Neodymium oxychloride
- Names: Other names Neodymium oxide chloride

Identifiers
- 3D model (JSmol): Interactive image;
- PubChem CID: 172678238;

Properties
- Chemical formula: NdOCl
- Molar mass: 195.69 g/mol
- Appearance: crystals

Structure
- Crystal structure: tetragonal
- Space group: P4/nmm

Related compounds
- Related compounds: Praseodymium oxychloride Holmium oxychloride Erbium oxychloride

= Neodymium oxychloride =

Neodymium oxychloride or neodymium oxide chloride is an inorganic compound of neodymium, oxygen, and chlorine with the chemical formula NdOCl.

==Synthesis==
NdOCl can be synthesized by reacting neodymium oxide (Nd2O3) and calcium dichloride (CaCl2).
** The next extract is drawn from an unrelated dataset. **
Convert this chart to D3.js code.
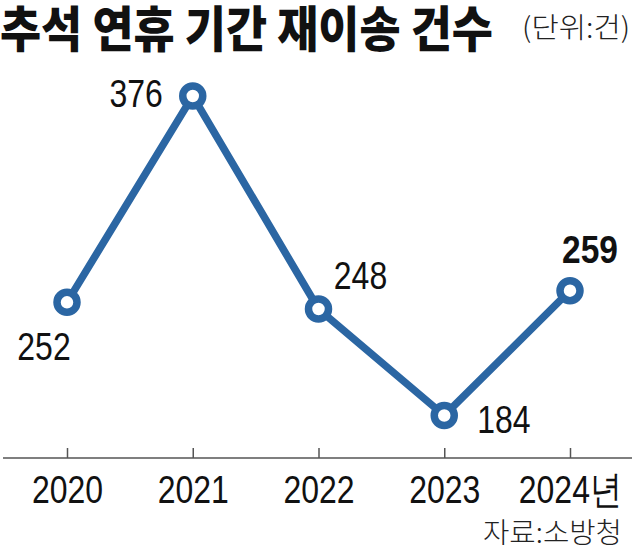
<!DOCTYPE html>
<html><head><meta charset="utf-8">
<script src="https://cdn.jsdelivr.net/npm/d3@7"></script>
<style>body{margin:0;background:#fff}svg{display:block}</style>
</head><body>
<script>
const years = ["2020","2021","2022","2023","2024"];
const yearLabels = ["2020","2021","2022","2023","2024년"];
const values = [252, 376, 248, 184, 259];
const title = "추석 연휴 기간 재이송 건수";
const unit = "(단위:건)";
const source = "자료:소방청";

const W = 632, H = 551;
const svg = d3.select("body").append("svg").attr("width", W).attr("height", H);
const x = d3.scalePoint().domain(years).range([67, 570]);
const y = d3.scaleLinear().domain([184, 376]).range([415.5, 96]);
const blue = "#2b66a3";
const numFont = "'Liberation Sans',Arial,sans-serif";
const krFont = "'Noto Sans CJK KR','Noto Sans',sans-serif";
const narrow = 0.82;

const tt = svg.append("text").attr("font-family", krFont)
  .attr("font-weight", 900).attr("font-size", 49).attr("fill", "#111").text(title);
const tw = tt.node().getComputedTextLength();
tt.attr("transform", `translate(0,47) scale(${493 / tw},1)`);

const ut = svg.append("text").attr("text-anchor", "end").attr("font-family", krFont)
  .attr("font-weight", 300).attr("font-size", 28).attr("fill", "#222").text(unit);
const uw = ut.node().getComputedTextLength();
ut.attr("transform", `translate(630,38) scale(${108 / uw},1)`);

// axis
const axisY = 458;
const axis = d3.axisBottom(x).tickSize(-10).tickSizeOuter(0)
  .tickFormat((d, i) => yearLabels[i]);
const g = svg.append("g").attr("transform", `translate(0,${axisY})`).call(axis);
g.select(".domain").remove();
g.append("line").attr("x1", 3).attr("x2", W).attr("stroke", "#555").attr("stroke-width", 1.5);
g.selectAll(".tick line").attr("stroke", "#555").attr("stroke-width", 1.5);
g.selectAll(".tick text").attr("font-family", numFont).attr("font-size", 39).attr("fill", "#111")
  .attr("y", 45).attr("dy", 0).attr("transform", `scale(${narrow},1)`);

const st = svg.append("text").attr("text-anchor", "end").attr("font-family", krFont)
  .attr("font-weight", 300).attr("font-size", 28).attr("fill", "#222").text(source);
const sw = st.node().getComputedTextLength();
st.attr("transform", `translate(622,543) scale(${139 / sw},1)`);

const pts = years.map((yr, i) => ({yr, v: values[i]}));
svg.append("path").datum(pts).attr("fill", "none").attr("stroke", blue).attr("stroke-width", 7.5)
  .attr("stroke-linejoin", "miter")
  .attr("d", d3.line().x(d => x(d.yr)).y(d => y(d.v)));
svg.selectAll("circle").data(pts).join("circle")
  .attr("cx", d => x(d.yr)).attr("cy", d => y(d.v)).attr("r", 10)
  .attr("fill", "#fff").attr("stroke", blue).attr("stroke-width", 7.5);

// label offsets relative to point: [dx (anchor point), baseline dy, anchor]
const offs = [[-23, 58, "middle"], [-30, 11, "end"], [42, -20, "middle"], [33, 17, "start"], [20, -28, "middle"]];
svg.selectAll("text.val").data(pts).join("text").attr("class", "val")
  .attr("transform", (d, i) => `translate(${x(d.yr) + offs[i][0]},${y(d.v) + offs[i][1]}) scale(${i === 4 ? 0.86 : narrow},1)`)
  .attr("text-anchor", (d, i) => offs[i][2])
  .attr("font-family", numFont).attr("font-size", 39).attr("fill", "#111")
  .attr("font-weight", (d, i) => i === 4 ? 700 : 400)
  .text(d => d.v);
</script>
</body></html>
Nd2O3 + CaCl2 -> 2NdOCl + CaO

==Physical properties==
The compound forms crystals of tetragonal system, space group P4/nmm.

It exhibits paramagnetic susceptibility and structural stability.

==Chemical properties==
NdOCl can be reduced to metallic neodymium through high-temperature electrolysis, specifically within the FFC (Fray-Farthing-Chen) process.

NdOCl + 1.5Ca → Nd + CaO + 0.5CaCl2

==Uses==
NdOCl has been investigated as a cathode material for the extraction of metallic neodymium.